● **Exercise**
Go through the records from the first line and retype each one exactly, stopping once the line with "plt.rcParams['font.family'] = ['Liberation" is done. Pictures are left out.

● **Provided entries**
=======
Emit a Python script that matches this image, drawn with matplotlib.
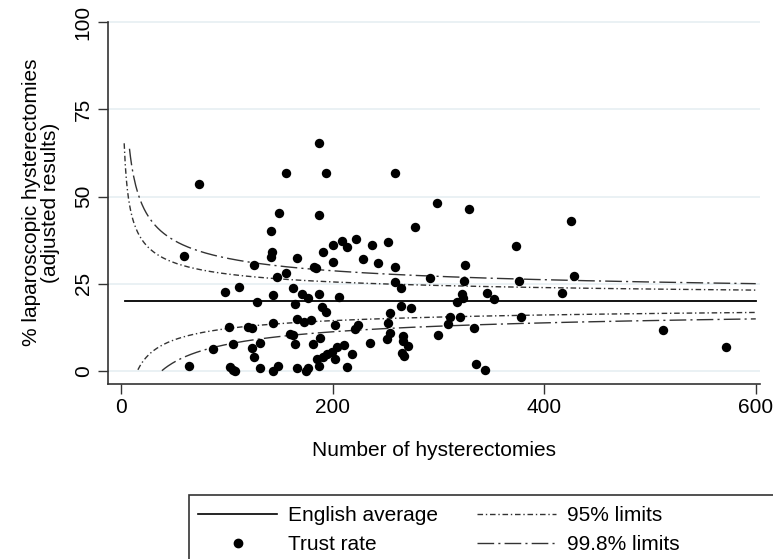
import numpy as np
import matplotlib
matplotlib.use("Agg")
import matplotlib.pyplot as plt
from matplotlib.lines import Line2D
from matplotlib.patches import Rectangle

plt.rcParams['font.family'] = ['Liberation Sans', 'DejaVu Sans']

# Trust data : number of hysterectomies and adjusted % laparoscopic
n_hyst = [59.1, 73.3, 64.7, 97.9, 111.2, 86.5, 101.7, 105.5, 102.6, 105.5,
          107.4, 119.7, 123.5, 125.4, 128.3, 123.5, 131.1, 125.4, 131.1, 141.5,
          142.5, 141.5, 149.1, 155.7, 143.4, 143.4, 147.2, 155.7, 143.4, 148.2,
          162.4, 164.3, 166.2, 166.2, 162.4, 164.3, 166.2, 187.0, 193.6, 259.0,
          298.9, 187.0, 278.0, 208.8, 200.3, 213.6, 222.1, 190.8, 237.2, 252.4,
          228.7, 242.9, 200.3, 182.3, 184.2, 259.0, 292.2, 259.0, 264.7, 170.9,
          176.6, 187.0, 206.0, 189.9, 193.6, 264.7, 274.2, 254.3, 172.8, 179.4,
          202.2, 224.0, 221.1, 252.4, 159.5, 254.3, 266.6, 299.8, 187.9, 181.3,
          235.3, 251.5, 266.6, 271.4, 210.7, 204.1, 199.3, 194.6, 190.8, 185.1,
          202.2, 218.3, 265.7, 267.6, 174.7, 176.6, 187.0, 213.6, 329.2, 424.9,
          373.7, 325.4, 324.4, 376.6, 427.8, 416.4, 322.6, 323.5, 317.8, 346.3,
          352.9, 311.2, 320.7, 378.5, 309.3, 333.9, 512.1, 571.8, 335.8, 344.4]
pct_lap = [33.1, 53.5, 1.4, 22.7, 24.1, 6.3, 12.6, 7.7, 1.1, 0.2,
           0.0, 12.6, 12.3, 30.5, 19.8, 6.5, 8.0, 4.0, 0.8, 40.0,
           34.2, 32.8, 45.2, 56.7, 21.8, 13.7, 27.0, 28.2, 0.0, 1.6,
           23.8, 19.2, 32.5, 14.9, 10.3, 7.7, 0.8, 65.3, 56.7, 56.7,
           48.1, 44.6, 41.4, 37.4, 36.2, 35.6, 37.7, 34.2, 36.2, 37.1,
           32.2, 31.0, 31.3, 29.9, 29.6, 29.9, 26.7, 25.6, 23.8, 22.1,
           21.0, 22.1, 21.2, 18.4, 16.9, 18.7, 18.1, 16.6, 14.0, 14.6,
           13.2, 13.2, 12.0, 13.8, 10.6, 10.9, 10.0, 10.3, 9.4, 7.7,
           8.0, 9.1, 8.6, 7.1, 7.4, 6.8, 5.4, 4.8, 3.9, 3.4,
           3.4, 4.8, 5.1, 4.2, 0.0, 0.8, 1.4, 1.1, 46.3, 42.9,
           35.9, 30.5, 25.9, 25.9, 27.3, 22.4, 22.1, 21.0, 19.8, 22.4,
           20.7, 15.5, 15.5, 15.5, 13.5, 12.3, 11.7, 6.8, 1.9, 0.2]

english_avg = 20.0   # %
z95 = 1.96
z998 = 3.09
n_max = 600

####################################### funnel limits #######################################
p = english_avg / 100.0
n95 = np.linspace(3, n_max, 600)
n998 = np.linspace(8, n_max, 600)
se95 = np.sqrt(p * (1 - p) / n95) * 100
se998 = np.sqrt(p * (1 - p) / n998) * 100
up95 = english_avg + z95 * se95
lo95 = english_avg - z95 * se95
up998 = english_avg + z998 * se998
lo998 = english_avg - z998 * se998
lo95 = np.where(lo95 >= 0, lo95, np.nan)
lo998 = np.where(lo998 >= 0, lo998, np.nan)

fs = 15

fig = plt.figure(figsize=(7.73, 5.59), dpi=100)
ax = fig.add_axes([108 / 773, 1 - 384 / 559, (760 - 108) / 773, (384 - 21) / 559])

style95 = dict(color="#333333", lw=1.0, dashes=(4, 2, 1, 2))
style998 = dict(color="#333333", lw=1.0, dashes=(12, 3, 1.5, 3))

ax.plot([4, n_max], [english_avg, english_avg], color="black", lw=1.3)
ax.plot(n95, up95, **style95)
ax.plot(n95, lo95, **style95)
ax.plot(n998, up998, **style998)
ax.plot(n998, lo998, **style998)
ax.scatter(n_hyst, pct_lap, s=46, color="black", zorder=3, linewidths=0)

ax.set_xlim(-12.3, 604)
ax.set_ylim(-3.7, 100.3)
ax.set_xticks([0, 200, 400, 600])
ax.set_yticks([0, 25, 50, 75, 100])
ax.yaxis.grid(True, color="#e6eff2", lw=1.2)
ax.set_axisbelow(True)
for s in ["top", "right"]:
    ax.spines[s].set_visible(False)
for s in ["left", "bottom"]:
    ax.spines[s].set_color("#333333")
    ax.spines[s].set_linewidth(1.2)
ax.spines["left"].set_bounds(-3.7, 100)
ax.tick_params(axis="both", length=7, width=1, color="#333333", labelsize=fs)
ax.tick_params(axis="x", pad=3)
ax.tick_params(axis="y", pad=4)
plt.setp(ax.get_yticklabels(), rotation=90, va="center")

ax.set_xlabel("Number of hysterectomies", fontsize=fs, labelpad=17)
ax.set_ylabel("% laparoscopic hysterectomies\n(adjusted results)", fontsize=fs,
              labelpad=10, linespacing=1.0)

####################################### legend #######################################
h_avg = Line2D([], [], color="black", lw=1.2)
h_pt = Line2D([], [], color="black", marker="o", ls="none", markersize=6)
h95 = Line2D([], [], **style95)
h998 = Line2D([], [], **style998)
fig.legend([h_avg, h_pt, h95, h998],
           ["English average", "Trust rate", "95% limits", "99.8% limits"],
           ncol=2, loc="upper left", bbox_to_anchor=(198 / 773, 1 - 506 / 559),
           frameon=False, fontsize=fs, handlelength=3.8, handletextpad=0.5,
           columnspacing=1.9, labelspacing=0.5, borderaxespad=0, borderpad=0)
fig.patches.append(Rectangle((189 / 773, -0.05), 0.8, 1 - 495 / 559 + 0.05,
                             transform=fig.transFigure, fill=False,
                             edgecolor="#333333", lw=1.2))

fig.savefig("out.png", dpi=100)
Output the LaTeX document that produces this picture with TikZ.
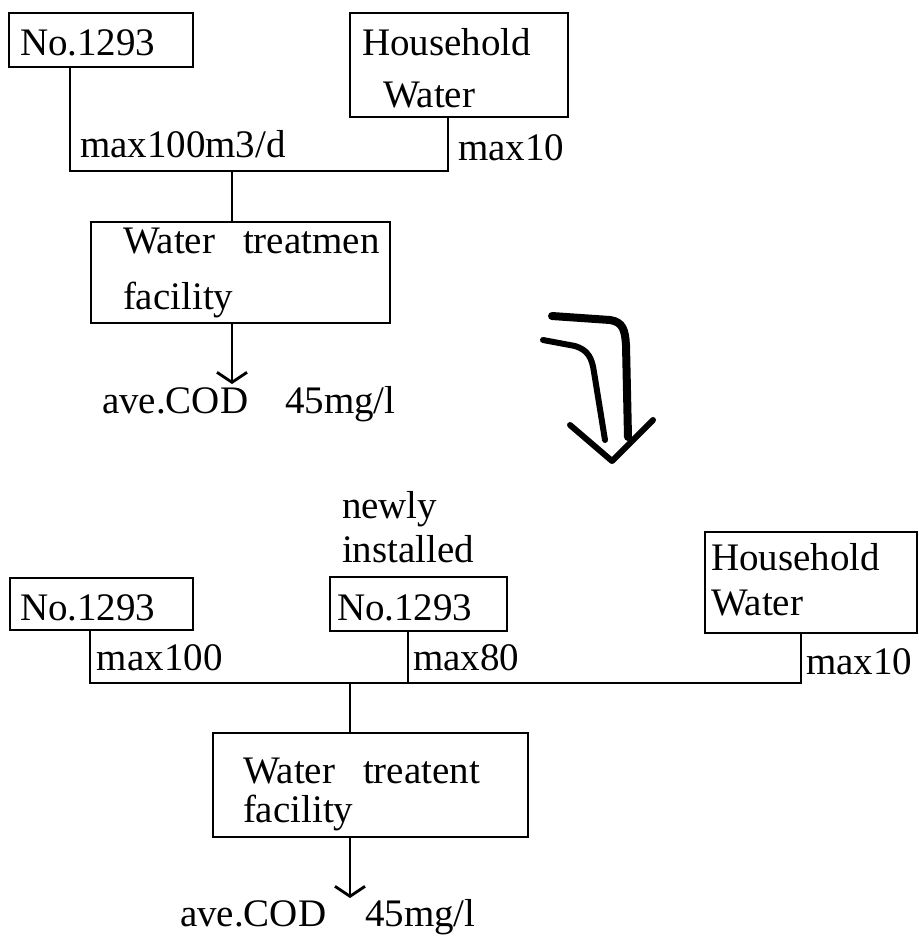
=======
● **Task solution**
Emit a Python script that matches this image, drawn with matplotlib.
import numpy as np
import matplotlib
matplotlib.use("Agg")
import matplotlib.pyplot as plt
from matplotlib.lines import Line2D
from matplotlib.patches import Rectangle

plt.rcParams['font.family'] = ['Liberation Sans', 'DejaVu Sans']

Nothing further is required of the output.